WHAT TO WORK ON | Starting at the first line of the data, please print exactly those lines through the one that holds "const yTicks = [4.15, 4.2, 4.25, 4.3, 4.35, 4.4, 4.45, 4.5];", omitting every picture.

-- start of SUPPLIED DATA --

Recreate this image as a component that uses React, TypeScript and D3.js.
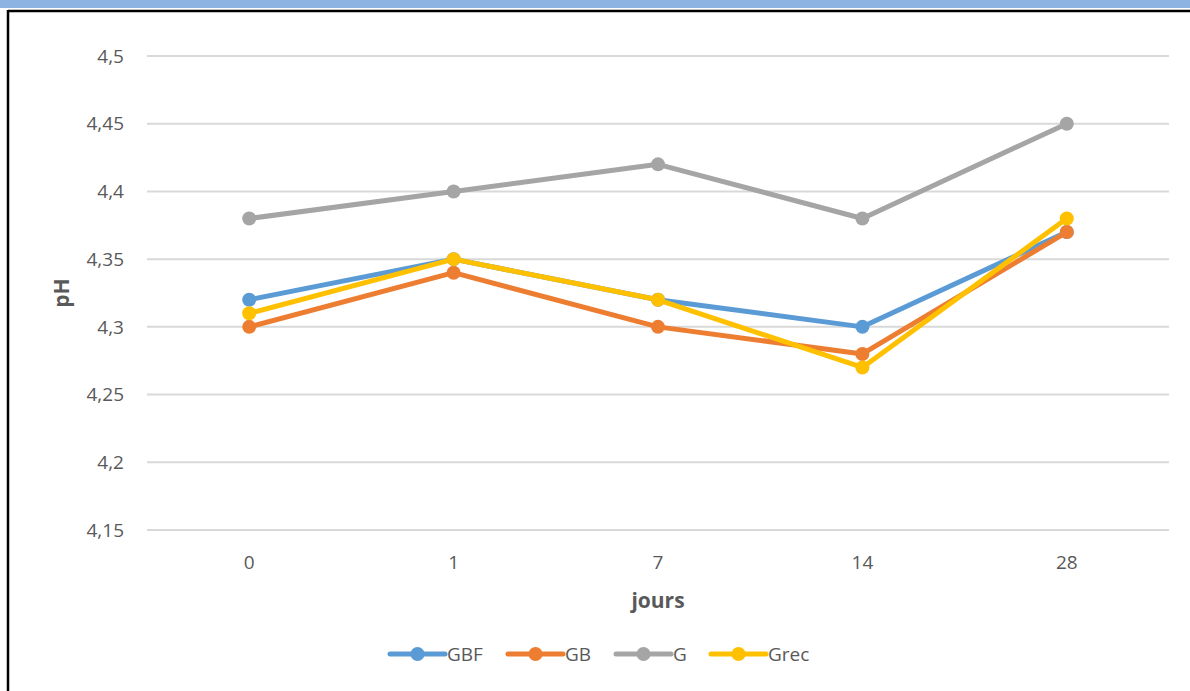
import React from "react";
import * as d3 from "d3";

// Sampling days (categorical axis)
const days = ["0", "1", "7", "14", "28"];

// pH values for each formulation
const gbf = [4.32, 4.35, 4.32, 4.3, 4.37];
const gb = [4.3, 4.34, 4.3, 4.28, 4.37];
const g = [4.38, 4.4, 4.42, 4.38, 4.45];
const grec = [4.31, 4.35, 4.32, 4.27, 4.38];

const yTicks = [4.15, 4.2, 4.25, 4.3, 4.35, 4.4, 4.45, 4.5];

const seriesNames = ["GBF", "GB", "G", "Grec"];
const seriesColors = ["#5B9BD5", "#ED7D31", "#A5A5A5", "#FFC000"];

const W = 1190;
const H = 691;
const plot = { left: 147, right: 1169, top: 56, bottom: 530 };
const font = "'Open Sans', 'Noto Sans', sans-serif";

export default function App() {
  const series = [gbf, gb, g, grec];
  const x = d3
    .scaleBand<string>()
    .domain(days)
    .range([plot.left, plot.right]);
  const y = d3.scaleLinear().domain([4.15, 4.5]).range([plot.bottom, plot.top]);
  const line = d3
    .line<number>()
    .x((_, i) => (x(days[i]) as number) + x.bandwidth() / 2)
    .y((v) => y(v));
  const fmt = (v: number) => String(+v.toFixed(2)).replace(".", ",");

  const legendX = [390, 508, 616, 711];
  const legendY = 654;

  return (
    <svg
      width={W}
      height={H}
      style={{ position: "absolute", left: 0, top: 0, background: "#fff" }}
      fontFamily={font}
    >
      <rect x={0} y={0} width={W} height={8} fill="#8DB3E2" />
      <line x1={8} x2={W} y1={11} y2={11} stroke="#000" strokeWidth={2.5} />
      <line x1={8} x2={8} y1={10} y2={H} stroke="#000" strokeWidth={2.5} />

      {yTicks.map((t) => (
        <g key={t}>
          <line
            x1={plot.left}
            x2={plot.right}
            y1={y(t)}
            y2={y(t)}
            stroke="#D9D9D9"
            strokeWidth={2}
          />
          <text
            x={124}
            y={y(t)}
            dy="0.35em"
            textAnchor="end"
            fontSize={19}
            fill="#595959"
          >
            {fmt(t)}
          </text>
        </g>
      ))}

      {days.map((d) => (
        <text
          key={d}
          x={(x(d) as number) + x.bandwidth() / 2}
          y={562}
          dy="0.35em"
          textAnchor="middle"
          fontSize={19}
          fill="#595959"
        >
          {d}
        </text>
      ))}

      <text
        x={(plot.left + plot.right) / 2}
        y={601}
        dy="0.35em"
        textAnchor="middle"
        fontSize={21}
        fontWeight="bold"
        fill="#595959"
      >
        jours
      </text>
      <text
        transform={`translate(62,${(plot.top + plot.bottom) / 2}) rotate(-90)`}
        dy="0.35em"
        textAnchor="middle"
        fontSize={21}
        fontWeight="bold"
        fill="#595959"
      >
        pH
      </text>

      {series.map((s, si) => (
        <g key={seriesNames[si]}>
          <path
            d={line(s) ?? ""}
            fill="none"
            stroke={seriesColors[si]}
            strokeWidth={5}
            strokeLinejoin="round"
            strokeLinecap="round"
          />
          {s.map((v, i) => (
            <circle
              key={i}
              cx={(x(days[i]) as number) + x.bandwidth() / 2}
              cy={y(v)}
              r={7}
              fill={seriesColors[si]}
            />
          ))}
        </g>
      ))}

      {seriesNames.map((n, i) => (
        <g key={n}>
          <line
            x1={legendX[i]}
            x2={legendX[i] + 55}
            y1={legendY}
            y2={legendY}
            stroke={seriesColors[i]}
            strokeWidth={5}
            strokeLinecap="round"
          />
          <circle cx={legendX[i] + 27.5} cy={legendY} r={7} fill={seriesColors[i]} />
          <text
            x={legendX[i] + 57}
            y={legendY}
            dy="0.35em"
            fontSize={19}
            fill="#595959"
          >
            {n}
          </text>
        </g>
      ))}
    </svg>
  );
}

-- end of SUPPLIED DATA --

OUTPUT OF THE TASK |
Recreate this image as a component that uses React, TypeScript and D3.js.
import React from "react";
import * as d3 from "d3";

// Sampling days (categorical axis)
const days = ["0", "1", "7", "14", "28"];

// pH values for each formulation
const gbf = [4.32, 4.35, 4.32, 4.3, 4.37];
const gb = [4.3, 4.34, 4.3, 4.28, 4.37];
const g = [4.38, 4.4, 4.42, 4.38, 4.45];
const grec = [4.31, 4.35, 4.32, 4.27, 4.38];

const yTicks = [4.15, 4.2, 4.25, 4.3, 4.35, 4.4, 4.45, 4.5];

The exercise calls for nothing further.